Claims are a dime a dozen but proofs are another matter. Furthermore, there are some things people claim that you have no way to “disprove.” Let none of these things bother you. Just keep your eye on what really matters and here it is.
So you talked with an angel or saw Jesus Christ! Is that going to change the demands of the gospel or prove you are a Christian? Cornelius had a vision and saw an angel but he was far from being a saved man (Acts 10:4; 11:14). While Saul was still persecuting the church he “saw” Christ and “heard a voice from his mouth” (Acts 22:14). At this time in his life Paul later said he was the “chief’ of sinners (1 Tim. 1 :15).
Now suppose you really believed you were healed miraculously by being touched by a “faith healer.” Is that going to change one command of Christ? Let us suppose you have been taught, and you believe, you were saved by faith only. Is the fact you think you were healed with or without a faith healer going to change the command of Christ to “repent and be baptized for remission of sins” (Acts 2:38)? Is anything that you do in this life or that happens to you in this life going to change one word in the Bible? When you look in the Bible at people that really were healed, that healing had nothing to do with whether they were in the family of God or saved. Take as examples Naaman (2 Kings 5:8-14) or Jeroboam (1 Kings 13:1-6). Naaman was a Gen-tile and Jeroboam a renegade Jew filled with wickedness. They were both healed, one of leprosy and the other of a withered hand. Neither these cases nor any in the New Testament made anyone closer to God nor proved they had his fellowship.

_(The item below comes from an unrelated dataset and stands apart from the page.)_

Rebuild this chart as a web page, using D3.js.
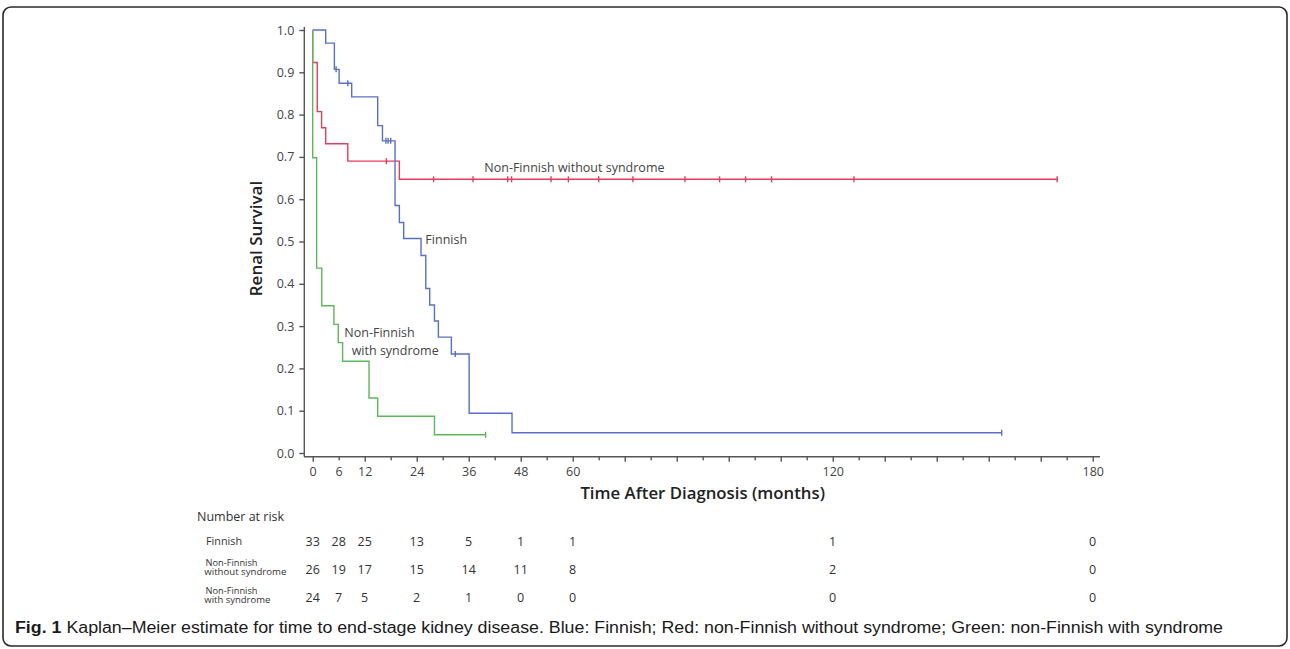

No matter what you claim you have seen or has happened to you nothing effects what God said you must do to be saved. If you believe you had a barbecue feast with a thousand angels or played handball with Moses, you would still have to repent and be baptized to be saved (Mark 16:15, 16). You would then need to live a faithful life, according to the gospel, to go to heaven (Phil. 1:27; Rev. 2:10).
Interestingly, it is usually those people who are not following the Bible who try to give credence to their spiritual lives by these claims of external experiences. Your concern should not be about seeing angels but about obeying the gospel because that is the only thing that can save you and give you fellowship with God (Rom. 1:16).